If you’ve never read the book or seen the movie Into the Wild, you should. But I must warn you, it’s sort of… well, really sad at the end. If you’re not familiar with this true story, here’s a brief synopsis:
Christopher McCandless is a promising, smart, and seemingly fearless young adult. After graduating with honors from Emory, he gives away his savings—anonymously—to a charity, hops in his car and drives off without letting anyone know where he’s going. For certain reasons he’s lost trust in his family and sets out to experience the country and ends up hitching across the Northwest before settling on a plan to live completely alone in the Alaskan wilderness. In his journeys, he comes across many people who are inspired by him, but he avoids any true intimacy.
He finally makes it to the Alaskan wilderness in 1992 at the age of twenty-four and lives for 16 weeks off the land void of any human contact using a deserted bus as shelter. However, he eventually ate some spoiled or poison berries which lead to his death; alone in a bus in the woods.
What do you think, is happiness only real if it’s shared?
That ending scene in the movie just disturbs my soul for some reason; in a way which I very seldom feel. It touches a deep rooted fear, of being completely alone or dying. A feeling that’s not pleasant, but cannot keep us from living today. There’s been a few times in my life when I’ve felt that primal fear; it’s my time. And it’s true, you think about those most important to you in your life.
Like when I think about a day in St. Croix when I nearly drowned snorkeling.
My wife and I had just become certified SCUBA divers so I was feeling a bit over confident. There was a nice reef about a hundred yards out from our resort and a fellow diver had mentioned an entry point just past our beach near some rocky outcroppings. So off I went while Emily walked the beach and picked up seashells.
Without a snorkeling vest I carefully timed the waves and entered the choppy water and kicked out quickly to where the depth was probably 15-20 feet. I figured once I got out from all the rocks the water would be calmer. What I discovered was quite the contrary. Huge swelling waves pounded me while I could see enormous sharp rocks popping above the surface all around me as each wave passed. Tiring quickly, I struggled to swim and switch between breathing with and without my snorkel. The water was so choppy that whenever I tried to just swim face down using my snorkel, it would take in water causing more panic. I searched for any large rocks I could stand on to rest while praying I didn’t suck in more water or get slammed into the sharp rocks on all sides. The swells and my initial entry had carried me far enough that returning the way I came in was not an option. So I would have to make it a few hundred feet to the beach passing more large rocks. It was a daunting task with 3-4 foot swells, sharp rocks, and—from the few glimpses I actually got under the water—spiny sea urchins the size of basketballs everywhere!

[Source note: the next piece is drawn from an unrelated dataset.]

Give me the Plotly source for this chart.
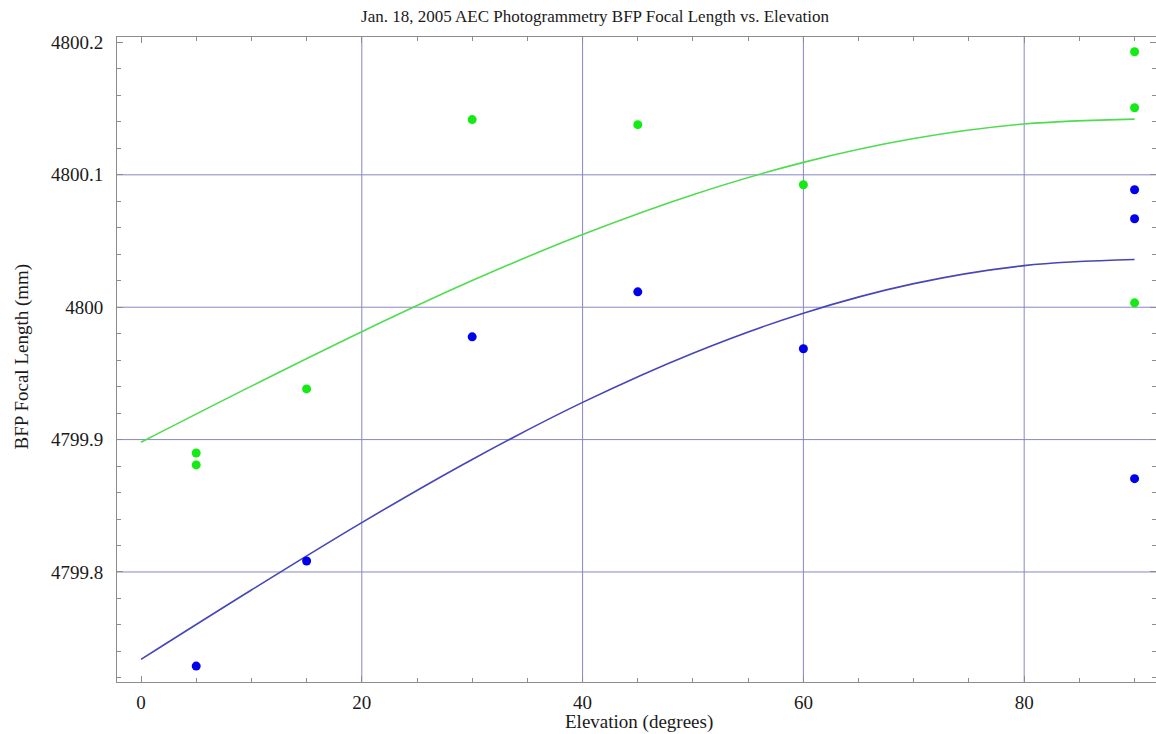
import plotly.graph_objects as go

# ---- data ----
elev_blue = [5, 15, 30, 45, 60, 90, 90, 90]
focal_blue = [4799.7289, 4799.8083, 4799.9776, 4800.0116, 4799.9686, 4800.0887, 4800.0668, 4799.8705]

elev_green = [5, 5, 15, 30, 45, 60, 90, 90, 90]
focal_green = [4799.8899, 4799.8809, 4799.9383, 4800.1417, 4800.1379, 4800.0925, 4800.1930, 4800.1507, 4800.0033]

# fitted curves
fit_elev = [0, 10, 20, 30, 40, 50, 60, 70, 80, 90]
fit_blue = [4799.734, 4799.7864, 4799.8373, 4799.885, 4799.9281, 4799.9653, 4799.9955, 4800.0178, 4800.0314, 4800.036]
fit_green = [4799.898, 4799.9404, 4799.9815, 4800.0201, 4800.0549, 4800.085, 4800.1094, 4800.1274, 4800.1384, 4800.1421]

x_ticks = [0, 20, 40, 60, 80]
x_tick_text = ["0", "20", "40", "60", "80"]
y_ticks = [4799.8, 4799.9, 4800.0, 4800.1, 4800.2]
y_tick_text = ["4799.8", "4799.9", "4800", "4800.1", "4800.2"]
grid_x = [20, 40, 60, 80]
grid_y = [4799.8, 4799.9, 4800.0, 4800.1]

title = "Jan. 18, 2005 AEC Photogrammetry BFP Focal Length vs. Elevation"
x_title = "Elevation (degrees)"
y_title = "BFP Focal Length (mm)"

FONT = "Liberation Serif, Times New Roman, serif"
GRID_COLOR = "rgb(135,135,195)"
FRAME_COLOR = "rgb(140,140,140)"
TEXT_COLOR = "#1a1a1a"

fig = go.Figure()
fig.add_trace(go.Scatter(x=fit_elev, y=fit_green, mode="lines", line_shape="spline",
                         line=dict(color="rgb(80,220,80)", width=1.6), hoverinfo="skip"))
fig.add_trace(go.Scatter(x=fit_elev, y=fit_blue, mode="lines", line_shape="spline",
                         line=dict(color="rgb(70,70,185)", width=1.6), hoverinfo="skip"))
fig.add_trace(go.Scatter(x=elev_green, y=focal_green, mode="markers",
                         marker=dict(color="rgb(20,235,20)", size=9, line=dict(width=0))))
fig.add_trace(go.Scatter(x=elev_blue, y=focal_blue, mode="markers",
                         marker=dict(color="rgb(0,0,235)", size=9, line=dict(width=0))))

for gx in grid_x:
    fig.add_shape(type="line", xref="x", yref="paper", x0=gx, x1=gx, y0=0, y1=1,
                  line=dict(color=GRID_COLOR, width=1), layer="below")
for gy in grid_y:
    fig.add_shape(type="line", xref="paper", yref="y", x0=0, x1=1, y0=gy, y1=gy,
                  line=dict(color=GRID_COLOR, width=1), layer="below")

fig.update_layout(
    width=1156, height=734,
    margin=dict(l=117, r=0, t=37, b=52),
    paper_bgcolor="white", plot_bgcolor="white",
    showlegend=False,
    font=dict(family=FONT, color=TEXT_COLOR),
    title=dict(text=title, font=dict(family=FONT, size=17, color=TEXT_COLOR),
               xref="container", x=595 / 1156, xanchor="center",
               yref="container", y=1 - 16 / 734, yanchor="middle"),
)
fig.update_xaxes(
    range=[-2.174, 91.94], tickvals=x_ticks, ticktext=x_tick_text,
    showgrid=False, zeroline=False,
    showline=True, linecolor=FRAME_COLOR, linewidth=1, mirror="ticks",
    ticks="inside", ticklen=6, tickcolor=FRAME_COLOR, ticklabelstandoff=3,
    tickfont=dict(family=FONT, size=19, color=TEXT_COLOR),
    minor=dict(dtick=5, tick0=0, ticks="inside", ticklen=4, tickcolor=FRAME_COLOR, showgrid=False),
)
fig.update_yaxes(
    range=[4799.7169, 4800.2041], tickvals=y_ticks, ticktext=y_tick_text,
    showgrid=False, zeroline=False,
    showline=True, linecolor=FRAME_COLOR, linewidth=1, mirror="ticks",
    ticks="inside", ticklen=6, tickcolor=FRAME_COLOR, ticklabelstandoff=9,
    tickfont=dict(family=FONT, size=19, color=TEXT_COLOR),
    minor=dict(dtick=0.02, tick0=4799.8, ticks="inside", ticklen=4, tickcolor=FRAME_COLOR, showgrid=False),
)

fig.add_annotation(text=x_title, xref="paper", yref="paper", x=(639 - 117) / 1039, y=0,
                   xanchor="center", yanchor="middle", yshift=-40, showarrow=False,
                   font=dict(family=FONT, size=19, color=TEXT_COLOR))
fig.add_annotation(text=y_title, xref="paper", yref="paper", x=0, y=0.5047,
                   xanchor="center", yanchor="middle", xshift=-95, textangle=-90,
                   showarrow=False, font=dict(family=FONT, size=19, color=TEXT_COLOR))

fig.write_html("out.html")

As fatigue quickly set in, I managed to find a few good footings on large rocks to catch my breath briefly until a large wave would lift me up causing me to lose my footing. I remember briefly seeing Emily down on the beach, calmly looking for shells. It was humbling to know that just a few hundred feet away she was so peaceful while I was fighting for my life. I was thinking, “God, please… I’m going to die right here in this ocean while she’s just a few hundred feet away.”
Once I made it to shallow enough water, I didn’t care about all the sea urchins any more and just scampered over the sharp rocks and crawled to the sand. Emily, not catching the terror still on my face, looked at me and said, “How was it?” I simply said, “Not good and probably one of the stupidest things I’ve ever done.”

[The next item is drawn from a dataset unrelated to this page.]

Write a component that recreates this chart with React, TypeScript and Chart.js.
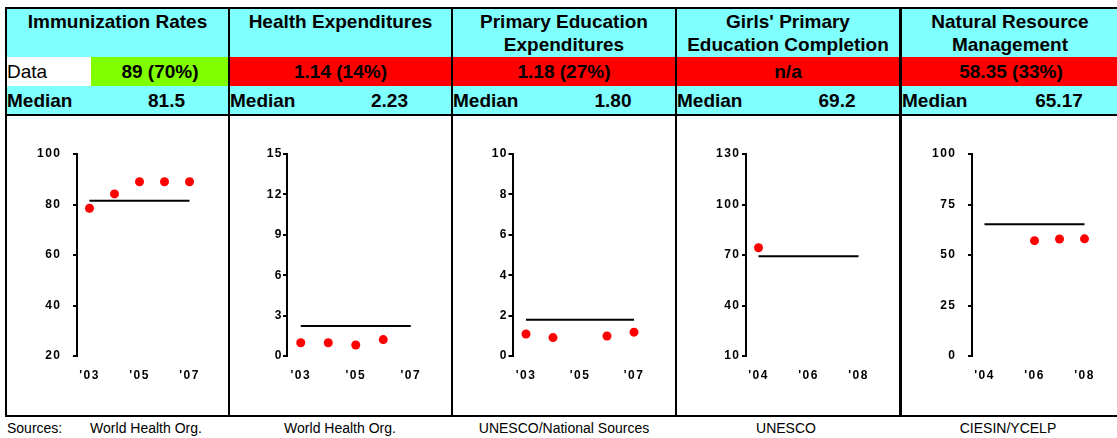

I will say one thing, I feel a lot safer with a tank of air strapped to my back!
12 Simple Actions to Make Yourself Happy
1. Go shopping (Yes, this was my wife’s idea) – She’s a bargain shopper and will watch a pair of jeans for months until they go on sale. She said that shopping alone makes her happy. She can take her time and look for great deals.

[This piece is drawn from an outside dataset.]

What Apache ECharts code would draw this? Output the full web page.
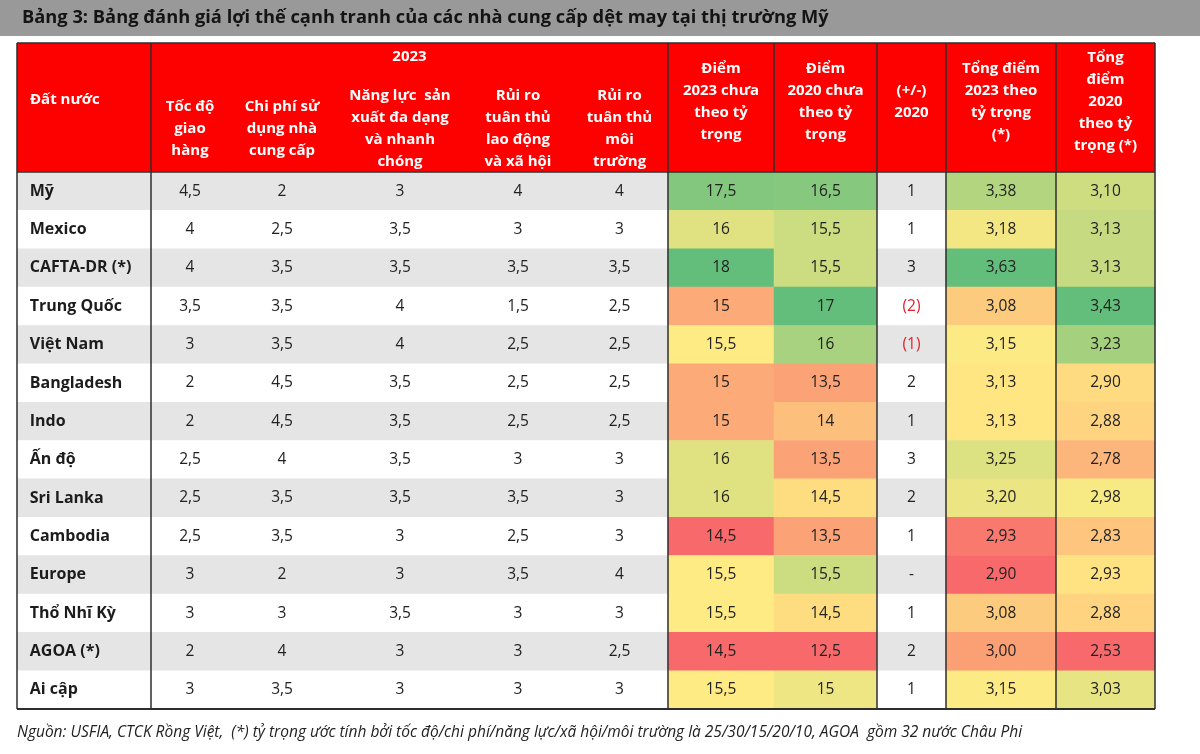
<!DOCTYPE html>
<html><head><meta charset="utf-8">
<script src="https://cdn.jsdelivr.net/npm/echarts@6/dist/echarts.min.js"></script>
<style>html,body{margin:0;padding:0;background:#fff}#c{width:1200px;height:754px}</style>
</head><body><div id="c"></div>
<script>
// ---------- data ----------
const title = 'Bảng 3: Bảng đánh giá lợi thế cạnh tranh của các nhà cung cấp dệt may tại thị trường Mỹ';
const footnote = 'Nguồn: USFIA, CTCK Rồng Việt,  (*) tỷ trọng ước tính bởi tốc độ/chi phí/năng lực/xã hội/môi trường là 25/30/15/20/10, AGOA  gồm 32 nước Châu Phi';
const countryHeader = 'Đất nước';
const groupHeader = '2023';
const countries = ['Mỹ','Mexico','CAFTA-DR (*)','Trung Quốc','Việt Nam','Bangladesh','Indo','Ấn độ','Sri Lanka','Cambodia','Europe','Thổ Nhĩ Kỳ','AGOA (*)','Ai cập'];
const headers = [
  'Tốc độ\ngiao\nhàng',
  'Chi phí sử\ndụng nhà\ncung cấp',
  'Năng lực  sản\nxuất đa dạng\nvà nhanh\nchóng',
  'Rủi ro\ntuân thủ\nlao động\nvà xã hội',
  'Rủi ro\ntuân thủ\nmôi\ntrường',
  'Điểm\n2023 chưa\ntheo tỷ\ntrọng',
  'Điểm\n2020 chưa\ntheo tỷ\ntrọng',
  '(+/-)\n2020',
  'Tổng điểm\n2023 theo\ntỷ trọng\n(*)',
  'Tổng\nđiểm\n2020\ntheo tỷ\ntrọng (*)'
];
const speed        = [4.5,4,4,3.5,3,2,2,2.5,2.5,2.5,3,3,2,3];
const cost         = [2,2.5,3.5,3.5,3.5,4.5,4.5,4,3.5,3.5,2,3,4,3.5];
const capacity     = [3,3.5,3.5,4,4,3.5,3.5,3.5,3.5,3,3,3.5,3,3];
const laborRisk    = [4,3,3.5,1.5,2.5,2.5,2.5,3,3.5,2.5,3.5,3,3,3];
const envRisk      = [4,3,3.5,2.5,2.5,2.5,2.5,3,3,3,4,3,2.5,3];
const score2023    = [17.5,16,18,15,15.5,15,15,16,16,14.5,15.5,15.5,14.5,15.5];
const score2020    = [16.5,15.5,15.5,17,16,13.5,14,13.5,14.5,13.5,15.5,14.5,12.5,15];
const change       = [1,1,3,-2,-1,2,1,3,2,1,0,1,2,1];
const weighted2023 = [3.38,3.18,3.63,3.08,3.15,3.13,3.13,3.25,3.20,2.93,2.90,3.08,3.00,3.15];
const weighted2020 = [3.10,3.13,3.13,3.43,3.23,2.90,2.88,2.78,2.98,2.83,2.93,2.88,2.53,3.03];

// ---------- layout / style ----------
const colEdges = [17,151,229,335,465,571,668,774,877,946,1056,1155];
const TABLE_TOP = 43, HEAD_BOTTOM = 172, TABLE_BOTTOM = 709;
const FONT = '"Open Sans", "Noto Sans", sans-serif';
const HEAD_RED = '#fd0000';
const STRIPE = '#e5e5e5';
const LINE = '#2e2e2e';
const RED='#F8696B', YEL='#FFEB84', GRN='#63BE7B';

function hex(c){return [1,3,5].map(i=>parseInt(c.slice(i,i+2),16));}
function mix(a,b,t){const A=hex(a),B=hex(b);t=Math.max(0,Math.min(1,t));return 'rgb('+A.map((v,i)=>Math.round(v+(B[i]-v)*t)).join(',')+')';}
function median(arr){const s=[...arr].sort((a,b)=>a-b),n=s.length;return n%2?s[(n-1)/2]:(s[n/2-1]+s[n/2])/2;}
function scale3(arr){
  const mn=Math.min(...arr), mx=Math.max(...arr), md=median(arr);
  return v => v<=md ? mix(RED,YEL,(v-mn)/(md-mn)) : mix(YEL,GRN,(v-md)/(mx-md));
}
const fmt = (v,dec) => (dec ? v.toFixed(dec) : String(v)).replace('.', ',');

const columns = [
  {values: speed,        kind:'plain'},
  {values: cost,         kind:'plain'},
  {values: capacity,     kind:'plain'},
  {values: laborRisk,    kind:'plain'},
  {values: envRisk,      kind:'plain'},
  {values: score2023,    kind:'heat'},
  {values: score2020,    kind:'heat'},
  {values: change,       kind:'diff'},
  {values: weighted2023, kind:'heat', dec:2},
  {values: weighted2020, kind:'heat', dec:2}
];

const stripe = r => (r % 2 === 0 ? STRIPE : '#ffffff');
const grids=[], xAxes=[], yAxes=[], series=[];

function addGrid(i, headerText, margin){
  grids.push({left: colEdges[i], width: colEdges[i+1]-colEdges[i], top: HEAD_BOTTOM, height: TABLE_BOTTOM-HEAD_BOTTOM, containLabel:false});
  xAxes.push({gridIndex:i, type:'category', data:[headerText], position:'top', z:10,
    axisLine:{show:false}, axisTick:{show:false}, splitLine:{show:false},
    axisLabel:{show: headerText!=='', interval:0, color:'#ffffff', fontWeight:'bold', fontSize:15, lineHeight:22,
      fontFamily:FONT, verticalAlign:'middle', align:'center', margin: margin}});
  yAxes.push({gridIndex:i, type:'category', data:countries, inverse:true, show:false});
}

// country column
addGrid(0, '', 0);
series.push({type:'heatmap', xAxisIndex:0, yAxisIndex:0, silent:true, emphasis:{disabled:true},
  data: countries.map((c,r)=>({value:[0,r,r], itemStyle:{color: stripe(r)}})),
  label:{show:true, position:'insideLeft', distance:13, formatter:p=>countries[p.value[1]],
    color:'#1c1c1c', fontWeight:'bold', fontSize:16, fontFamily:FONT}});

columns.forEach((col, k) => {
  const i = k+1;
  addGrid(i, headers[k], (k < 5) ? 43 : 70);
  const colorOf = col.kind==='heat' ? scale3(col.values) : null;
  series.push({type:'heatmap', xAxisIndex:i, yAxisIndex:i, silent:true, emphasis:{disabled:true},
    data: col.values.map((v,r)=>({value:[0,r,v], itemStyle:{color: colorOf ? colorOf(v) : stripe(r)}})),
    label:{show:true, color:'#222', fontSize:15.5, fontFamily:FONT,
      formatter: p => {
        const v = p.value[2];
        if (col.kind==='diff') { if (v===0) return '-'; if (v<0) return '{neg|('+(-v)+')}'; return String(v); }
        return fmt(v, col.dec);
      },
      rich:{neg:{color:'#e3202e', fontSize:15.5, fontFamily:FONT}}}});
});

// ---------- frame graphics ----------
const L = colEdges[0], R = colEdges[colEdges.length-1];
const graphic = [
  {type:'rect', shape:{x:0,y:0,width:1200,height:36}, style:{fill:'#999999'}, z:0},
  {type:'text', x:22, y:18, style:{text:title, fill:'#141414', font:'bold 18.3px '+FONT, textVerticalAlign:'middle'}, z:5},
  {type:'rect', shape:{x:L,y:TABLE_TOP,width:R-L,height:HEAD_BOTTOM-TABLE_TOP}, style:{fill:HEAD_RED}, z:0},
  {type:'text', x:30, y:100, style:{text:countryHeader, fill:'#fff', font:'bold 15px '+FONT, textVerticalAlign:'middle'}, z:20},
  {type:'text', x:(colEdges[1]+colEdges[6])/2, y:57, style:{text:groupHeader, fill:'#fff', font:'bold 15px '+FONT, textAlign:'center', textVerticalAlign:'middle'}, z:20},
  {type:'text', x:17, y:733, style:{text:footnote, fill:'#222', font:'italic 15.5px '+FONT, textVerticalAlign:'middle'}, z:5}
];
[17,151,668,877,946,1056,1155].forEach(x=>graphic.push({type:'line', shape:{x1:x,y1:TABLE_TOP,x2:x,y2:TABLE_BOTTOM}, style:{stroke:LINE, lineWidth:1.5}, z:50}));
graphic.push({type:'line', shape:{x1:774,y1:TABLE_TOP,x2:774,y2:HEAD_BOTTOM}, style:{stroke:LINE, lineWidth:1.5}, z:50});
[TABLE_TOP, HEAD_BOTTOM, TABLE_BOTTOM].forEach(y=>graphic.push({type:'line', shape:{x1:L,y1:y,x2:R,y2:y}, style:{stroke:LINE, lineWidth: y===TABLE_BOTTOM?2:1.5}, z:50}));

const chart = echarts.init(document.getElementById('c'));
chart.setOption({animation:false, backgroundColor:'#ffffff', grid:grids, xAxis:xAxes, yAxis:yAxes, series:series, graphic:graphic});
</script></body></html>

2. Paint a Room – It’s amazing what a coat of paint in an uplifting color can do to a room.
3. Get rid of old socks – I wasn’t sure about this one… but hey, I do feel better when I clean out my sock draw.
4. Go for a Walk – Enjoy nature or find a park where there are other people and feel good about getting out and being part of a community.
5. Make a new friend – Be open to friendship and find ways of connecting with others.
6. Read a Book – It’s great being sucked into a good book, the kind you can’t wait to get back to.
7. Go to a Movie – Go to a movie and get a huge bucket of popcorn and your favorite soft drink. I used to think going to a movie by myself was pathetic, but then I realized… who cares, I’m in a movie!
8. People watch – Try not to do this in a creep way. I love going to a coffee shop or mall and just walking around and watching how people interact. We humans are interesting.
9. Volunteer – Find a local shelter or volunteer organization to donate your time.
10. Make a list of things you need to do around the house – I love lists. You can make a simple list of jobs around the house you’d like to get done. Just checking a few off can make you feel good about yourself.
11. Make a gratitude list – This is one I use all the time, never fails. Gratitude makes us happy!
12. Start a Puzzle – Puzzles can be fun and provide a good sense of accomplishment when finished.
These are just a few things we thought of this morning over coffee.
What do you do to make yourself feel happy?
Is happiness only real if it’s shared?